There are a couple of things to consider when hiding rows and columns. First, using this feature is most helpful with spreadsheets that have data scrolling off the screen, is slightly too big to fit onto a page when printing, to hide confidential or proprietary information, or when there is so much data most recipients would not understand the data presented.

Second, hiding the data does not remove or alter it in any way. However, it is important to note that if you hide rows or columns and send the spreadsheet to others, they can unhide the data. This means you do not want to use the hide data feature to share a spreadsheet with confidential or proprietary information of any type. Instead, hide rows and columns and save the file as a .pdf file so the end user only sees what you want them to see.

Lastly, when you need to enter data again, or if you want someone else to enter data, they can quickly unhide the previously hidden rows and columns to make the data viewable again.

To simplify the spreadsheet without breaking any functions or losing any data:

  • Right-click on a row or column and select "Hide" from the popup menu. NOTE: Be sure to click on the row number or column letter to select the entire row or column which allows you to access the hide/unhide menu.
  • Continue to hide rows or columns as desired.
  • If you need to keep any of the hidden data private, save the spreadsheet as a .pdf file.

Three columns have been hidden and yet all the functions still work.

From here you can print the spreadsheet without all of the extra data showing or save it and share with someone who can more quickly understand what each piece of data means.

To restore hidden rows or columns move your pointer between two rows or columns that surround a hidden row or column.
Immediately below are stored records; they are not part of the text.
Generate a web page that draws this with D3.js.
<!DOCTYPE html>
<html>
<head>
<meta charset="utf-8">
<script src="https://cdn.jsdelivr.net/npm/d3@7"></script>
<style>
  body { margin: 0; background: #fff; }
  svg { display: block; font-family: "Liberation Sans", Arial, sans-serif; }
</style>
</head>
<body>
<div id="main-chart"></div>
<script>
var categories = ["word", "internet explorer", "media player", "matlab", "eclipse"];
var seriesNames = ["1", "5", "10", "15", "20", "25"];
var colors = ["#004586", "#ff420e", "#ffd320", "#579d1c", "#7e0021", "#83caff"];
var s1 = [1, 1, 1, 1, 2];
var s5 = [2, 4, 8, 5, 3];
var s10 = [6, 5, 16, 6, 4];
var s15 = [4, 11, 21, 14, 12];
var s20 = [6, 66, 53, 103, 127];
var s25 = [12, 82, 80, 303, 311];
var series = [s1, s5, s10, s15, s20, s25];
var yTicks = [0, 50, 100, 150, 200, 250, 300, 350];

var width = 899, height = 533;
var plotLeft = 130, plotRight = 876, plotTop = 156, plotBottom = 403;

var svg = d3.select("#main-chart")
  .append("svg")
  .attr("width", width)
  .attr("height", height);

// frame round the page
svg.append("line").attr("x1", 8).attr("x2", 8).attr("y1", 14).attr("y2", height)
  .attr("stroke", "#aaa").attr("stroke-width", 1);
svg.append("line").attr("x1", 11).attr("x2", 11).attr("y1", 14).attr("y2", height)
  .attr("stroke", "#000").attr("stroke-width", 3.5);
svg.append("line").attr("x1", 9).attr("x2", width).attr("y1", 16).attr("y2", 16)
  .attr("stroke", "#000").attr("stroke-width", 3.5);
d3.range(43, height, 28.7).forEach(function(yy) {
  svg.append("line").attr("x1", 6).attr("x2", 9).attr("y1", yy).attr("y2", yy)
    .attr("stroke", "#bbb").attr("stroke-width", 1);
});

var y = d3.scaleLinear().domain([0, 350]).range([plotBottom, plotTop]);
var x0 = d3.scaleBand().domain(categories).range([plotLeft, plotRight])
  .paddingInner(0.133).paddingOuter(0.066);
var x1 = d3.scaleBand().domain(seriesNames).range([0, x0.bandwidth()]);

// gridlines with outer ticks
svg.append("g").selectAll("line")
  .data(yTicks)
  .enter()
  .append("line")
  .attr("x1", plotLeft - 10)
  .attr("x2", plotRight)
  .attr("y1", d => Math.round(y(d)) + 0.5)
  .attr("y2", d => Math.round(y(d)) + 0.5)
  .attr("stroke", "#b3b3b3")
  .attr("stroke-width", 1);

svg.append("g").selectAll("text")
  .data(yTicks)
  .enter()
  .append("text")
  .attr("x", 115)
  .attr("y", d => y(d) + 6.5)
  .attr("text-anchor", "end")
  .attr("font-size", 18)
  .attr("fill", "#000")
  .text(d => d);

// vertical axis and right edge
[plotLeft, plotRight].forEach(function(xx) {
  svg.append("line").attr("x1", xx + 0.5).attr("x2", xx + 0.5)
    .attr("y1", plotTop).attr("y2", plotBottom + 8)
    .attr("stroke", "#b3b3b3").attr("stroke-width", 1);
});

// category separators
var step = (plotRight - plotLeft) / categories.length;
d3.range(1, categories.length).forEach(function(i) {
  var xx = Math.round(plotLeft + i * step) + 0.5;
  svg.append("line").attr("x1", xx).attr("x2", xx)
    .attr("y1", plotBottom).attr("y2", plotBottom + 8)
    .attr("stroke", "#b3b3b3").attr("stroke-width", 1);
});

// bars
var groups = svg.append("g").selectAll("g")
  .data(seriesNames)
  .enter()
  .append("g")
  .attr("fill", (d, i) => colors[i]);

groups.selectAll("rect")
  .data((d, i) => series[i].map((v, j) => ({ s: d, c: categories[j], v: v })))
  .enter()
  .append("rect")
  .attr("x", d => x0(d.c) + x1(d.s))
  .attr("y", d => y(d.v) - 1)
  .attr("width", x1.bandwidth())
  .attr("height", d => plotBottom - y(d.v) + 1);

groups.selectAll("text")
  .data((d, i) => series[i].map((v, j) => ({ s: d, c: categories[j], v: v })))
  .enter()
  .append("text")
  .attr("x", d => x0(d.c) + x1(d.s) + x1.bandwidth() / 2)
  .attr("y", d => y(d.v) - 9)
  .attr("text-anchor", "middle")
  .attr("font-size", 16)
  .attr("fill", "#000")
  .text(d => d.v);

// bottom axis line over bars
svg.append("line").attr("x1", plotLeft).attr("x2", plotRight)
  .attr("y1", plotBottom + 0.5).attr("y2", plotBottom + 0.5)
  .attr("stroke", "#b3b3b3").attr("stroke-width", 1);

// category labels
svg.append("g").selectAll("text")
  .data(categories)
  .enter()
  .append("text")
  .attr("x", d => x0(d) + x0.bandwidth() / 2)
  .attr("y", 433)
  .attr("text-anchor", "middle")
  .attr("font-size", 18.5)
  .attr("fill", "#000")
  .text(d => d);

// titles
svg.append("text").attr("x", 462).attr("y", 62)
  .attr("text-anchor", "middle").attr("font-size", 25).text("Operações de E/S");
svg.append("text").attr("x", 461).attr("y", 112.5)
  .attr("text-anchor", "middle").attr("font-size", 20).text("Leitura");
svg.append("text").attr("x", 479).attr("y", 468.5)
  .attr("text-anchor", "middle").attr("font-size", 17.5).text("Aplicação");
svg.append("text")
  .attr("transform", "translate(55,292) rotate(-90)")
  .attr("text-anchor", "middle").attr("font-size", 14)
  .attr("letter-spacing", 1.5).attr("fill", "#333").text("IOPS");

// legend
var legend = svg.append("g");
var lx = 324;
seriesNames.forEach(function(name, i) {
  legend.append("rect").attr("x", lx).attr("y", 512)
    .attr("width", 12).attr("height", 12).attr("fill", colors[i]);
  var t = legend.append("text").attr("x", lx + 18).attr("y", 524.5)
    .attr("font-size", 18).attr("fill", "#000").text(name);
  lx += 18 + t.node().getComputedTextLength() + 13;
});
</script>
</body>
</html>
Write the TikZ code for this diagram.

You should see three lines separating the rows or columns rather than a single line. Right-click and select "Unhide". Keep in mind it can be a little challenging to figure out where to click at first, but once you figure out where to right-click it is quick.

Hiding rows or columns is a feature that can be used with any spreadsheet. However, it is an extremely helpful tool when you are working with a spreadsheet with functions in it. This is because if you remove a row or column from a spreadsheet that is part of a formula, that formula and any other dependent formulas break. Instead of changing the data, simplify your spreadsheet by hiding some of the rows or columns as this feature maintains all of your original data and therefore does not affect functions!

As always, too much data can be overwhelming and knowing how best to present it is important!